The Hidden Truth about Nestle

The Hidden Truth about Nestle

Nestle is the world’s largest foodstuff company, with the most recent backlash they are starting to lose business and becoming one of the most hated companies to exist. The companies biggest crimes are child labor, manipulating uneducated mothers, pollution, price fixing and mislabeling, a Nestle is a Swiss multinational food and beverage company, according to the Nestle website their products include baby food, bottled water, breakfast cereals, coffee and tea, confectionery, dairy products, ice cream, frozen food, pet foods, and snacks. 

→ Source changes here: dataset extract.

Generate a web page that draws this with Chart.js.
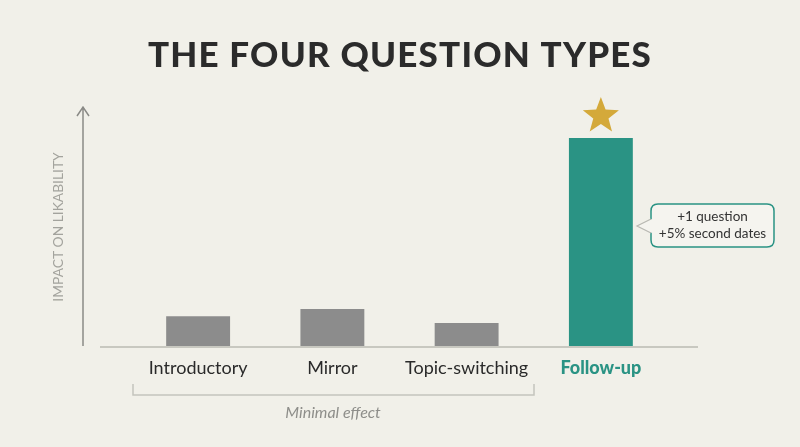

A report by the Fair Labor Association (FLA) , commissioned by Nestle, saw researchers visit 260 farms used by the company in Ivory Coast from September to December 2014. The researchers found 56 workers under the age of 18, of which 27 were under 15. At one farm in the Divo district of the country, the FLA found evidence of forced labor, with a young worker not receiving any salary for a year’s work at a farm.

In the 1970s, declining rates of breastfeeding led a number of organizations to raise concerns about the marketing practices of breast milk substitute manufacturers which made Nestle aggressively push their breastfeeding formula in less economically developed countries, specifically targeting the poor. 

In Canada, the Competition Bureau raided the offices of Nestle Canada in an investigation on price fixing. Nestle (and the other companies involved) were subject to class-action lawsuits and ultimately settled for $9 million, without actually admitting liability. In the US, another, larger trial was rejected, because even though it was plausible that the same thing happened in the US, there was no clear evidence of foul play.

Also in Canada, in the town of Grand River, located on the Six Nations Reservation there is a lack of access to water, while Nestle extracts millions of liters of water everyday from the Erwin Well that otherwise serves as a reliable source of freshwater to the Six Nations Reservation. Residents of the reservation have begun to report that their water now is dirty and carries a foul smell.

August of 2020 thousands of dead fish were reported in the Aisne river close to a Nestle factory. The deaths were due to a decrease in oxygen levels in the water. While the origins of the pollution were still being determined, Nestle confirmed that there had been “occasional and involuntary overflow of biological sludge effluent, without the presence of chemicals” from its wastewater treatment plant that evening. 

Nestle has shown many times that they have very few ethics and not many responsibilities. They have gone the extra mile to make a profit – even if it meant hurting their customers and workers.